That may be a little bit melodramatic. But, here’s the deal. You know how people on The Internets often have these Give-A-Ways that say, “Just comment on this post and you may win this thing”? I mean, not me, because I never have anything to give away except my own self, which I give in bits and pieces day after day after . . . OK, maybe too much drama again.
So anyway, I am always commenting on things whether I get Free Stuff for it or not, and I never remember anything from one day to the next, and I certainly never win any of the promised Free Stuff, and so imagine my surprise (Really. I will stop for a moment and wait while you actually try to imagine my surprise.) . . .
. . . when I got an e-mail last night saying I won 270 pre-washed and pre-cut fabric squares, enough to make this fabulous quilt
from Jen, who is the genius behind Stitch Simple, which, if you are not a quilting type, you won’t understand the fabulosity of her idea, but if you are, you, uh, will. As you can see, words fail me.
OK, so that curled my hair, let me tell you. But then, after last night, this morning came. And in my morning e-mail was the news that I had, by merely shooting off my keyboard mouth yet again, won THIS
except even better than this, because I get to choose the names for it, not that I don’t love maggie and david and mat, AND I get a handmade lampwork bead for it besides! and this is from the awesome Cluck and Tweet that I read just because of their awesomeness without even thinking of getting Free Stuff.

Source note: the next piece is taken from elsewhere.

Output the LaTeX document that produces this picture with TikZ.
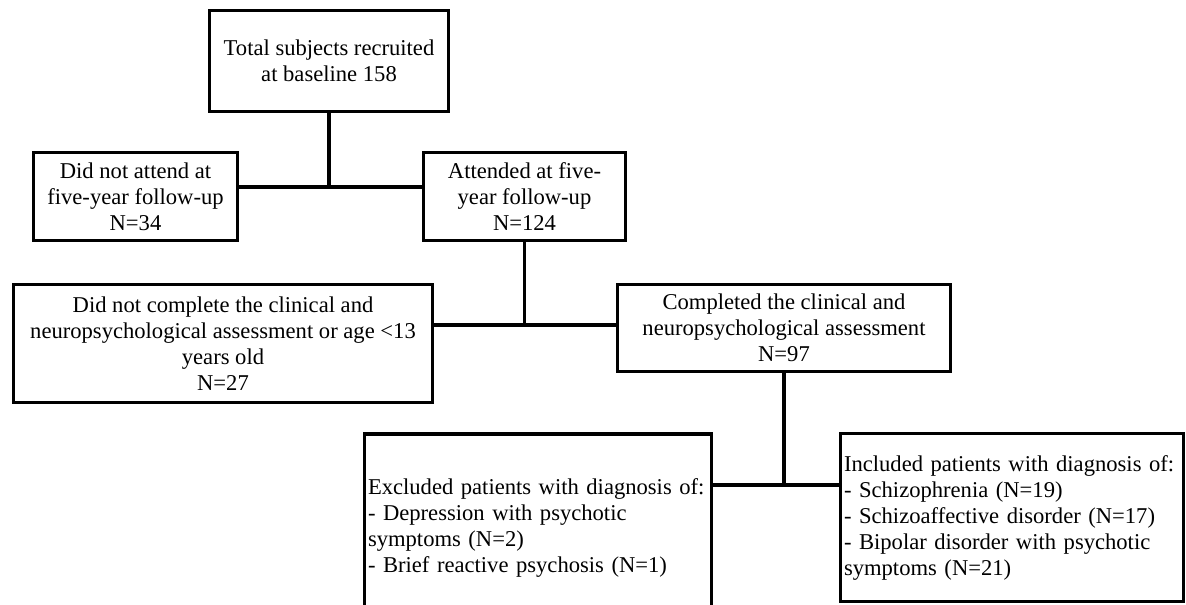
\documentclass[tikz,border=0pt]{standalone}
\usepackage{fontspec}
\setmainfont{Liberation Serif}
\begin{document}
\begin{tikzpicture}[x=0.5pt,y=-0.5pt,line width=1.6pt,
  box/.style={draw,rectangle,align=center,inner sep=2pt,font=\fontsize{11.3}{13}\selectfont},
  listbox/.style={box,align=left,text width=#1}]
\useasboundingbox (0,0) rectangle (1186,604);
\clip (0,0) rectangle (1186,604);
% first level
\node[box,minimum width=119.5pt,minimum height=50.5pt] (total) at (329,61) {Total subjects recruited\\at baseline 158};
\node[box,minimum width=102pt,minimum height=44pt] (noattend) at (135.5,196.5) {Did not attend at\\five-year follow-up\\N=34};
\node[box,minimum width=101pt,minimum height=44pt] (attend) at (524.5,196.5) {Attended at five-\\year follow-up\\N=124};
% second level
\node[box,minimum width=209.5pt,minimum height=59pt] (nocomplete) at (223,343.5) {Did not complete the clinical and\\neuropsychological assessment or age <13\\years old\\N=27};
\node[box,minimum width=166.5pt,minimum height=43.5pt] (complete) at (784,328) {Completed the clinical and\\neuropsychological assessment\\N=97};
% diagnoses
\node[listbox=170pt,inner xsep=1.75pt,minimum height=93.5pt] (excluded) at (538,527.5) {Excluded patients with diagnosis of:\\- Depression with psychotic\\symptoms (N=2)\\- Brief reactive psychosis (N=1)};
\node[listbox=168pt,inner xsep=1.75pt,minimum height=84pt] (included) at (1012,517.5) {Included patients with diagnosis of:\\- Schizophrenia (N=19)\\- Schizoaffective disorder (N=17)\\- Bipolar disorder with psychotic\\symptoms (N=21)};
% connectors
\coordinate (j1) at (329,187);
\coordinate (j2) at (524.5,325);
\coordinate (j3) at (784,485);
\draw (total) -- (j1);
\draw (noattend.east |- j1) -- (attend.west |- j1);
\draw (attend) -- (j2);
\draw (nocomplete.east |- j2) -- (complete.west |- j2);
\draw (complete) -- (j3);
\draw (excluded.east |- j3) -- (included.west |- j3);
\end{tikzpicture}
\end{document}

And what makes it all even more amazing (I know, you are saying to yourself, “Can this get any more amazing?”) is that for a week or two I have been in the Serious Doldrums, so serious that the husband, who is not often given to floral displays, sent me this the other day to cheer me up
which, after I convinced myself that he wasn’t sending them out of guilt for cheating on me with a disease-infested hooker or something, did cheer me up a little, and then when I got these other awesomely amazing gifts, I was SO cheered up for a while.

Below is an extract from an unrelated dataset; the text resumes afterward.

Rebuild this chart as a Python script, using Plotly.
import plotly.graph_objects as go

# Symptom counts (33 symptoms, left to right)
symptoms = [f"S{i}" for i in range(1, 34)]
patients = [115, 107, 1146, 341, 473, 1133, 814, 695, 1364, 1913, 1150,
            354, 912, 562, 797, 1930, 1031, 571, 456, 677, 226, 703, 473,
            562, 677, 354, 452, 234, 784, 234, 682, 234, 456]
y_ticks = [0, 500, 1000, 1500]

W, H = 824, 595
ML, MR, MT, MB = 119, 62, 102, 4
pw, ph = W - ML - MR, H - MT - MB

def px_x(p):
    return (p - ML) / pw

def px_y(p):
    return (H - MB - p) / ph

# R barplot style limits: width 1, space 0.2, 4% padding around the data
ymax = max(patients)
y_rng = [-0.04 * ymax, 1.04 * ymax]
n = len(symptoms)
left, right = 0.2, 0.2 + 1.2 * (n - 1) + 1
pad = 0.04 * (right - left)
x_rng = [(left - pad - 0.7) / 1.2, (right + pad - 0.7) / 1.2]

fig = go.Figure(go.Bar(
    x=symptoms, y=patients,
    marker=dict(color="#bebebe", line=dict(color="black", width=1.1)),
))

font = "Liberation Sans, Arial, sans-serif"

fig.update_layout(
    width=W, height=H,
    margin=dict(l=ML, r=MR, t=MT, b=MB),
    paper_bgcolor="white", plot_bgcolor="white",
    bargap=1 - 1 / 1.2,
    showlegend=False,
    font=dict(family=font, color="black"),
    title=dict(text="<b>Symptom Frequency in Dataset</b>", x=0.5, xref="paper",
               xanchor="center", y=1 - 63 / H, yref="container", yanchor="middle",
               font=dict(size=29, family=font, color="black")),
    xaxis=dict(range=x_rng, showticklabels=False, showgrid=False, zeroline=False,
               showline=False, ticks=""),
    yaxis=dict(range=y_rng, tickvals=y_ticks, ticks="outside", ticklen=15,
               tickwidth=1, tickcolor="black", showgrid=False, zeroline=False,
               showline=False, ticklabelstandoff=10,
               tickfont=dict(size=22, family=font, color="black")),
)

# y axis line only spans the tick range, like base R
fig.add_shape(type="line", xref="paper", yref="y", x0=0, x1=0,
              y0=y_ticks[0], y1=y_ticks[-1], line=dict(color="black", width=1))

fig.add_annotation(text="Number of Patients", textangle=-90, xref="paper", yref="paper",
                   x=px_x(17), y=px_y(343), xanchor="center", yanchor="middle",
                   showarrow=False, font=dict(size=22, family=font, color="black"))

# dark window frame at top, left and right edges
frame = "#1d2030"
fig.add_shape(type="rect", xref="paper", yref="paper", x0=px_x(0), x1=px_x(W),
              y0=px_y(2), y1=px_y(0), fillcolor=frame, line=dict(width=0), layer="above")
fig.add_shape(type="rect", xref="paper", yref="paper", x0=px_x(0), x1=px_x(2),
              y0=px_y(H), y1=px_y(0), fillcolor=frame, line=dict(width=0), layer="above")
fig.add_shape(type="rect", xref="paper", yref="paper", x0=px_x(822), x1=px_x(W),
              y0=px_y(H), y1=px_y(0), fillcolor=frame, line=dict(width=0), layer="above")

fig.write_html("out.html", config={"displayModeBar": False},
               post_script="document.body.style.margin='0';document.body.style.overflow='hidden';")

And then I realized that This Sort of Thing never happens to me, and since I have pinched myself all over, certifying that I am not dreaming, or that I may be dreaming, but it is one of those dreams where everything is so real that even when you think, “Am I dreaming?” you convince yourself that, no, you aren’t dreaming, and then it turns out that you wake up and yes, you were dreaming, anyway, since I am pretty sure that I’m not dreaming, I think that I must be dying and everyone got together behind my back to do nice things for me to brighten my Final Days.